Find the Nash equilibrium for the given question

game theorynash-equilibriumprobabilityself-learning

Consider there are two players in a simultaneous game. Each of them chooses and pays
integer multiples of one dollar to play the game. The player with the highest bid wins 100
dollar and the loser gets nothing, though both players lose the amount they bid (e.g., if player
1 bids $b_h$ and player 2 bids $b_l$ with $b_h> b_l$, then player 1 gets $(100–b_h)$ and player 2 gets $(–b_l)$ atthe end). Construct a mixed strategy equilibrium (and prove that it is an equilibrium) in which every integer bid bϵ[0,99] has a positive probability.

My answer:

There is no pure strategy Nash equilibrium.

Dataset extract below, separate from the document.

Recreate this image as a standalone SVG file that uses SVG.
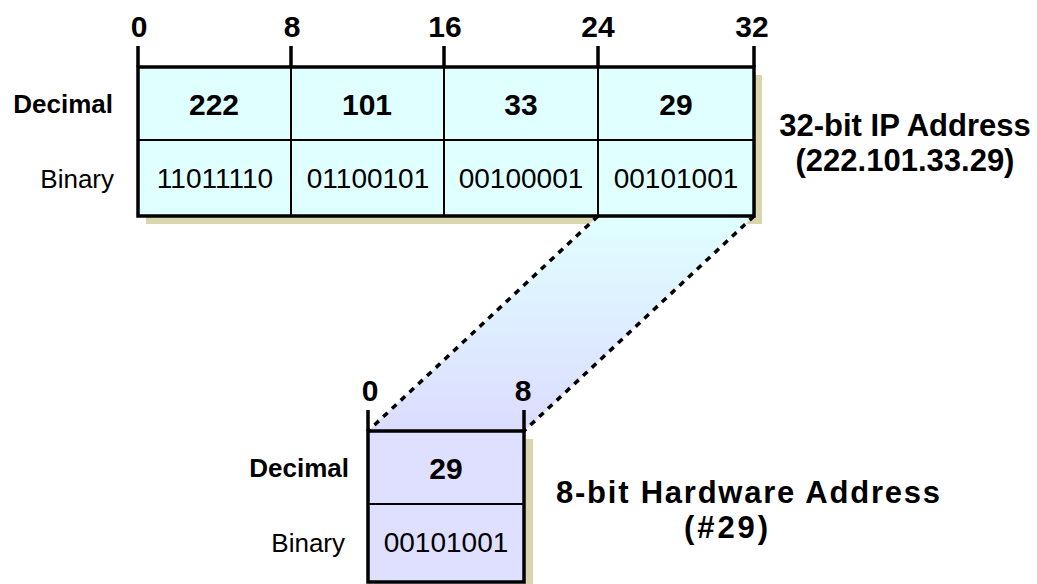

And when I look at the mixed strategy Nash equilibrium, I guess that $P_s = 1/100$ is Nash equilibrium, where $P_s$ is the probability of action of bidding $s= \{0,1,…,99\}$. Because the mixed strategy in this case implies that players are indifferent in choosing the action of bidding.

But, I cannot show my answer in a formal way properly. How can I show its proof?

Best Answer

Suppose Player 1 chooses uniformly a bid in the set $\{0,\ldots,99\}$ and denote it by $X$. When Player 2 bids $i$, his payoff is $100\Pr(X< i) -i +50\Pr(X=i)$, where I assumed that when both bid the same, they split the $100$. Since $\Pr(X<i)=\tfrac{i}{100}$, the payoff is $50\Pr(X=i)=0.5$ it is independent of $i$. Thus, Player 2 is indifferent among all the bids. This is true when player 2 uses this strategy too, so when both chose a number uniformly, neither has a profitable deviation and it's an equilibrium.

Note that the $50$ doesn't really matter. Even if they don't split the $100$ when bid the same but each gets $100$, the indifference holds. However, there might be other pure equilibria in this case (each strategy profile where they bid the same is a pure equilibrium in this case).